Like their neighbors, they are Catholics, but when Bernie’s best friend is accidentally killed by the IRA in a shopping center skirmish, she turns her frustrations into activism and becomes the accidental spokesman for the silent citizens scared to speak up for fear of retribution. As she gets caught up in the slippery realities of politics and media reportage, her outspoken attacks on the violence are seen in her community as a betrayal of the IRA: her family is shunned, her kids bullied in school, her house attacked by her very neighbors.

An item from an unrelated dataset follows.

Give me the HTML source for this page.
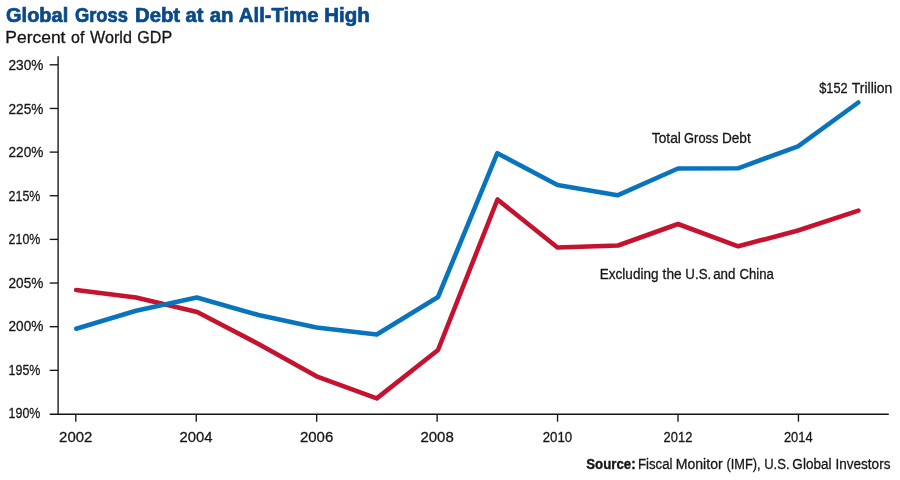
<!DOCTYPE html>
<html lang="en">
<head>
<meta charset="utf-8">
<title>Global Gross Debt at an All-Time High</title>
<style>
html,body{margin:0;padding:0;background:#fff;}
body{width:900px;height:480px;overflow:hidden;}
svg{display:block;}
text{font-family:"Liberation Sans",Arial,sans-serif;}
</style>
</head>
<body>
<svg width="900" height="480" viewBox="0 0 900 480">
<rect x="0" y="0" width="900" height="480" fill="#ffffff"/>
<text y="21.7" font-size="19.8" fill="#0b4a8a" font-weight="bold" stroke="#0b4a8a" stroke-width="0.7" stroke-linejoin="round"><tspan x="6.08" textLength="62.10" lengthAdjust="spacingAndGlyphs">Global</tspan> <tspan x="74.93" textLength="53.12" lengthAdjust="spacingAndGlyphs">Gross</tspan> <tspan x="135.03" textLength="45.07" lengthAdjust="spacingAndGlyphs">Debt</tspan> <tspan x="185.49" textLength="17.91" lengthAdjust="spacingAndGlyphs">at</tspan> <tspan x="209.68" textLength="23.80" lengthAdjust="spacingAndGlyphs">an</tspan> <tspan x="238.88" textLength="79.62" lengthAdjust="spacingAndGlyphs">All-Time</tspan> <tspan x="324.22" textLength="45.57" lengthAdjust="spacingAndGlyphs">High</tspan></text>
<text y="42.6" font-size="16.7" fill="#161616" font-weight="normal" stroke="#161616" stroke-width="0.3" stroke-linejoin="round"><tspan x="5.34" textLength="60.10" lengthAdjust="spacingAndGlyphs">Percent</tspan> <tspan x="71.00" textLength="13.35" lengthAdjust="spacingAndGlyphs">of</tspan> <tspan x="90.00" textLength="41.91" lengthAdjust="spacingAndGlyphs">World</tspan> <tspan x="137.24" textLength="34.93" lengthAdjust="spacingAndGlyphs">GDP</tspan></text>
<g stroke="#151515" stroke-width="1.35" fill="none">
<line x1="58.1" y1="56.3" x2="58.1" y2="414.9"/>
<line x1="49.7" y1="414.25" x2="888.8" y2="414.25"/>
<line x1="49.7" y1="64.80" x2="58.1" y2="64.80"/>
<line x1="49.7" y1="108.45" x2="58.1" y2="108.45"/>
<line x1="49.7" y1="152.10" x2="58.1" y2="152.10"/>
<line x1="49.7" y1="195.75" x2="58.1" y2="195.75"/>
<line x1="49.7" y1="239.40" x2="58.1" y2="239.40"/>
<line x1="49.7" y1="283.05" x2="58.1" y2="283.05"/>
<line x1="49.7" y1="326.70" x2="58.1" y2="326.70"/>
<line x1="49.7" y1="370.35" x2="58.1" y2="370.35"/>
<line x1="75.80" y1="414.25" x2="75.80" y2="421.7"/>
<line x1="196.24" y1="414.25" x2="196.24" y2="421.7"/>
<line x1="316.68" y1="414.25" x2="316.68" y2="421.7"/>
<line x1="437.12" y1="414.25" x2="437.12" y2="421.7"/>
<line x1="557.56" y1="414.25" x2="557.56" y2="421.7"/>
<line x1="678.00" y1="414.25" x2="678.00" y2="421.7"/>
<line x1="798.44" y1="414.25" x2="798.44" y2="421.7"/>
</g>
<text y="70.1" font-size="15.4" fill="#161616" font-weight="normal" stroke="#161616" stroke-width="0.3" stroke-linejoin="round"><tspan x="8.56" textLength="34.84" lengthAdjust="spacingAndGlyphs">230%</tspan></text>
<text y="113.64" font-size="15.4" fill="#161616" font-weight="normal" stroke="#161616" stroke-width="0.3" stroke-linejoin="round"><tspan x="8.56" textLength="34.84" lengthAdjust="spacingAndGlyphs">225%</tspan></text>
<text y="157.18" font-size="15.4" fill="#161616" font-weight="normal" stroke="#161616" stroke-width="0.3" stroke-linejoin="round"><tspan x="8.56" textLength="34.84" lengthAdjust="spacingAndGlyphs">220%</tspan></text>
<text y="200.72" font-size="15.4" fill="#161616" font-weight="normal" stroke="#161616" stroke-width="0.3" stroke-linejoin="round"><tspan x="8.62" textLength="31.75" lengthAdjust="spacingAndGlyphs">215%</tspan></text>
<text y="244.26" font-size="15.4" fill="#161616" font-weight="normal" stroke="#161616" stroke-width="0.3" stroke-linejoin="round"><tspan x="8.62" textLength="31.75" lengthAdjust="spacingAndGlyphs">210%</tspan></text>
<text y="287.8" font-size="15.4" fill="#161616" font-weight="normal" stroke="#161616" stroke-width="0.3" stroke-linejoin="round"><tspan x="8.56" textLength="34.84" lengthAdjust="spacingAndGlyphs">205%</tspan></text>
<text y="331.34" font-size="15.4" fill="#161616" font-weight="normal" stroke="#161616" stroke-width="0.3" stroke-linejoin="round"><tspan x="8.56" textLength="34.84" lengthAdjust="spacingAndGlyphs">200%</tspan></text>
<text y="374.88" font-size="15.4" fill="#161616" font-weight="normal" stroke="#161616" stroke-width="0.3" stroke-linejoin="round"><tspan x="8.62" textLength="31.75" lengthAdjust="spacingAndGlyphs">195%</tspan></text>
<text y="418.42" font-size="15.4" fill="#161616" font-weight="normal" stroke="#161616" stroke-width="0.3" stroke-linejoin="round"><tspan x="8.62" textLength="31.75" lengthAdjust="spacingAndGlyphs">190%</tspan></text>
<text y="442.0" font-size="15.5" fill="#161616" font-weight="normal" stroke="#161616" stroke-width="0.3" stroke-linejoin="round"><tspan x="59.10" textLength="33.31" lengthAdjust="spacingAndGlyphs">2002</tspan></text>
<text y="442.0" font-size="15.5" fill="#161616" font-weight="normal" stroke="#161616" stroke-width="0.3" stroke-linejoin="round"><tspan x="179.54" textLength="33.07" lengthAdjust="spacingAndGlyphs">2004</tspan></text>
<text y="442.0" font-size="15.5" fill="#161616" font-weight="normal" stroke="#161616" stroke-width="0.3" stroke-linejoin="round"><tspan x="299.98" textLength="33.31" lengthAdjust="spacingAndGlyphs">2006</tspan></text>
<text y="442.0" font-size="15.5" fill="#161616" font-weight="normal" stroke="#161616" stroke-width="0.3" stroke-linejoin="round"><tspan x="420.42" textLength="33.31" lengthAdjust="spacingAndGlyphs">2008</tspan></text>
<text y="442.0" font-size="15.5" fill="#161616" font-weight="normal" stroke="#161616" stroke-width="0.3" stroke-linejoin="round"><tspan x="542.64" textLength="29.55" lengthAdjust="spacingAndGlyphs">2010</tspan></text>
<text y="442.0" font-size="15.5" fill="#161616" font-weight="normal" stroke="#161616" stroke-width="0.3" stroke-linejoin="round"><tspan x="663.59" textLength="28.73" lengthAdjust="spacingAndGlyphs">2012</tspan></text>
<text y="442.0" font-size="15.5" fill="#161616" font-weight="normal" stroke="#161616" stroke-width="0.3" stroke-linejoin="round"><tspan x="783.93" textLength="28.73" lengthAdjust="spacingAndGlyphs">2014</tspan></text>
<polyline points="76.20,290.00 136.00,297.50 197.20,312.00 258.50,344.00 316.50,376.30 376.75,398.40 438.00,350.00 497.50,199.50 557.50,247.50 618.00,245.50 678.00,224.00 738.20,246.30 798.00,230.50 858.40,210.60" fill="none" stroke="#c4122f" stroke-width="4.6" stroke-linejoin="round" stroke-linecap="round"/>
<polyline points="76.20,328.70 136.00,310.80 196.75,297.50 258.50,315.00 316.50,327.50 376.75,334.50 438.00,297.00 497.30,153.20 557.50,185.00 617.50,195.30 678.00,168.50 738.00,168.30 798.00,146.30 858.30,102.50" fill="none" stroke="#0874be" stroke-width="4.6" stroke-linejoin="round" stroke-linecap="round"/>
<text y="143.2" font-size="15.1" fill="#161616" font-weight="normal" stroke="#161616" stroke-width="0.3" stroke-linejoin="round"><tspan x="651.78" textLength="29.12" lengthAdjust="spacingAndGlyphs">Total</tspan> <tspan x="684.10" textLength="34.30" lengthAdjust="spacingAndGlyphs">Gross</tspan> <tspan x="721.93" textLength="28.82" lengthAdjust="spacingAndGlyphs">Debt</tspan></text>
<text y="278.5" font-size="15.1" fill="#161616" font-weight="normal" stroke="#161616" stroke-width="0.3" stroke-linejoin="round"><tspan x="599.84" textLength="58.62" lengthAdjust="spacingAndGlyphs">Excluding</tspan> <tspan x="662.60" textLength="19.06" lengthAdjust="spacingAndGlyphs">the</tspan> <tspan x="685.37" textLength="25.83" lengthAdjust="spacingAndGlyphs">U.S.</tspan> <tspan x="713.18" textLength="22.27" lengthAdjust="spacingAndGlyphs">and</tspan> <tspan x="739.58" textLength="34.33" lengthAdjust="spacingAndGlyphs">China</tspan></text>
<text y="92.9" font-size="15.1" fill="#161616" font-weight="normal" stroke="#161616" stroke-width="0.3" stroke-linejoin="round"><tspan x="819.20" textLength="28.52" lengthAdjust="spacingAndGlyphs">$152</tspan> <tspan x="851.78" textLength="40.60" lengthAdjust="spacingAndGlyphs">Trillion</tspan></text>
<text y="468.6" font-size="15.3" fill="#161616" font-weight="bold" stroke="#161616" stroke-width="0.35" stroke-linejoin="round"><tspan x="586.19" textLength="49.41" lengthAdjust="spacingAndGlyphs">Source:</tspan></text>
<text y="468.6" font-size="15.3" fill="#161616" font-weight="normal" stroke="#161616" stroke-width="0.3" stroke-linejoin="round"><tspan x="637.96" textLength="34.61" lengthAdjust="spacingAndGlyphs">Fiscal</tspan> <tspan x="675.70" textLength="46.97" lengthAdjust="spacingAndGlyphs">Monitor</tspan> <tspan x="726.40" textLength="34.16" lengthAdjust="spacingAndGlyphs">(IMF),</tspan> <tspan x="764.18" textLength="25.40" lengthAdjust="spacingAndGlyphs">U.S.</tspan> <tspan x="792.37" textLength="39.13" lengthAdjust="spacingAndGlyphs">Global</tspan> <tspan x="835.54" textLength="54.88" lengthAdjust="spacingAndGlyphs">Investors</tspan></text>
</svg>
</body>
</html>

Roger Michell (Persuasion, Notting Hill), working from an adaptation of Anne Devlin’s autobiographical novel, has a gift for creating complex, quietly human characters in all their contradictory dimensions. Julie Walters is guileless and indignant as a working-class mom whose stubbornness drives her campaign in defiance of her community’s condemnation. Michell is careful to keep her from becoming a saint, and he deftly handles the irony as her cause snowballs beyond her control and her intentions: the British government uses her efforts to discredit the IRA.

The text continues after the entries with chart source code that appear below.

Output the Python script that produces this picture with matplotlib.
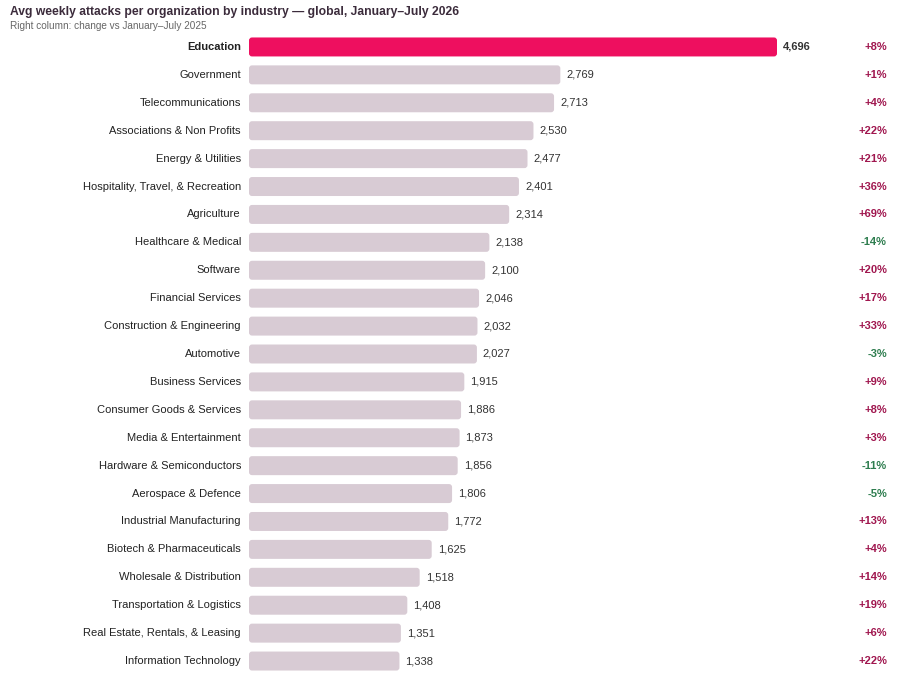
import matplotlib.pyplot as plt
from matplotlib.patches import FancyBboxPatch

plt.rcParams['font.family'] = ['Liberation Sans', 'DejaVu Sans']

industries = ["Education", "Government", "Telecommunications", "Associations & Non Profits",
              "Energy & Utilities", "Hospitality, Travel, & Recreation", "Agriculture",
              "Healthcare & Medical", "Software", "Financial Services",
              "Construction & Engineering", "Automotive", "Business Services",
              "Consumer Goods & Services", "Media & Entertainment",
              "Hardware & Semiconductors", "Aerospace & Defence",
              "Industrial Manufacturing", "Biotech & Pharmaceuticals",
              "Wholesale & Distribution", "Transportation & Logistics",
              "Real Estate, Rentals, & Leasing", "Information Technology"]
attacks = [4696, 2769, 2713, 2530, 2477, 2401, 2314, 2138, 2100, 2046, 2032, 2027,
           1915, 1886, 1873, 1856, 1806, 1772, 1625, 1518, 1408, 1351, 1338]
change = [8, 1, 4, 22, 21, 36, 69, -14, 20, 17, 33, -3, 9, 8, 3, -11, -5, 13, 4, 14, 19, 6, 22]

W, H = 904, 682
fig = plt.figure(figsize=(W / 100, H / 100), dpi=100)
# axes: x from 249px (value 0), rows centred 47..661 px
top_px, bot_px = 47 - 14, 661 + 14
ax = fig.add_axes([249 / W, 1 - bot_px / H, (890 - 249) / W, (bot_px - top_px) / H])
n = len(industries)
scale = (777 - 249) / 4696  # px per unit
ax.set_xlim(0, (890 - 249) / scale)
ax.set_ylim(n - 0.5, -0.5)
row_px = (bot_px - top_px) / n

colors = ["#ee0f5f"] + ["#d8cbd4"] * (n - 1)
bars = ax.barh(range(n), attacks, height=0.68, color=colors, linewidth=0)

# swap the plain bars for slightly rounded ones
r_px = 3
for b in bars:
    x0, y0, w, h = b.get_x(), b.get_y(), b.get_width(), b.get_height()
    fb = FancyBboxPatch((x0, y0), w, h,
                        boxstyle=f"round,pad=0,rounding_size={r_px / scale}",
                        mutation_aspect=(1 / row_px) / (1 / scale),
                        facecolor=b.get_facecolor(), linewidth=0)
    ax.add_patch(fb)
    b.set_visible(False)

for i, (name, v, c) in enumerate(zip(industries, attacks, change)):
    hi = i == 0
    ax.text(v + 6 / scale, i, f"{v:,}", va="center", ha="left", fontsize=8,
            color="#333333", fontweight="bold" if hi else "normal")
    ax.text(-8 / scale, i, name, va="center", ha="right", fontsize=8,
            color="#222222", fontweight="bold" if hi else "normal")
    ax.text((887 - 249) / scale, i, f"{c:+d}%", va="center", ha="right", fontsize=8,
            fontweight="bold", color="#a0174f" if c >= 0 else "#2e7d4f")

ax.axis("off")

fig.text(10 / W, 1 - 12 / H, "Avg weekly attacks per organization by industry \u2014 global, January\u2013July 2026",
         fontsize=8.7, fontweight="bold", color="#3b2b3b", va="center", ha="left")
fig.text(10 / W, 1 - 26 / H, "Right column: change vs January\u2013July 2025",
         fontsize=7.2, color="#666666", va="center", ha="left")

fig.savefig("out.png", dpi=100)
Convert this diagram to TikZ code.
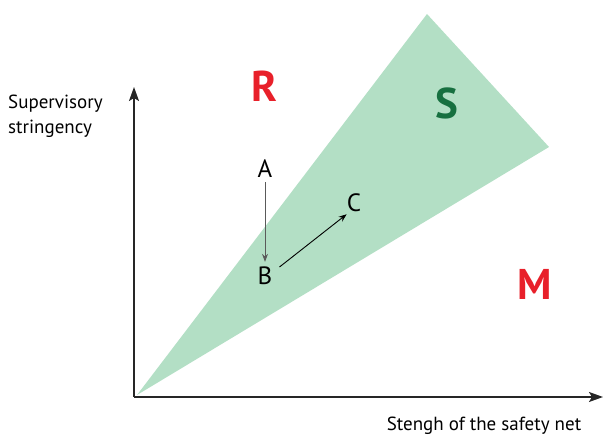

Husband Aidan (Ciarán Hinds) falls glum as the campaign gains momentum, fearful of the repercussions, yet he’s the first one on the street giving the “enemy” aid and comfort when a British soldier is shot outside their house.
The story is told from daughter Annie’s perspective, which helps ground the story in the realities of day-to-day life, but her first-love subplot feels more like a dramatic device than an organic part of the film.
Michell captures the awkwardness of real-world behavior with gentle, unforced humor, puncturing pretensions while giving a documentary-like immediacy to the matter-of-fact portrait of urban guerrilla warfare in all its everyday terror. It’s a startling window into a world where armed street skirmishes and sudden death are so common that a child can ask her older sister, in complete innocence: “If you ever get shot, can I have your dolls?”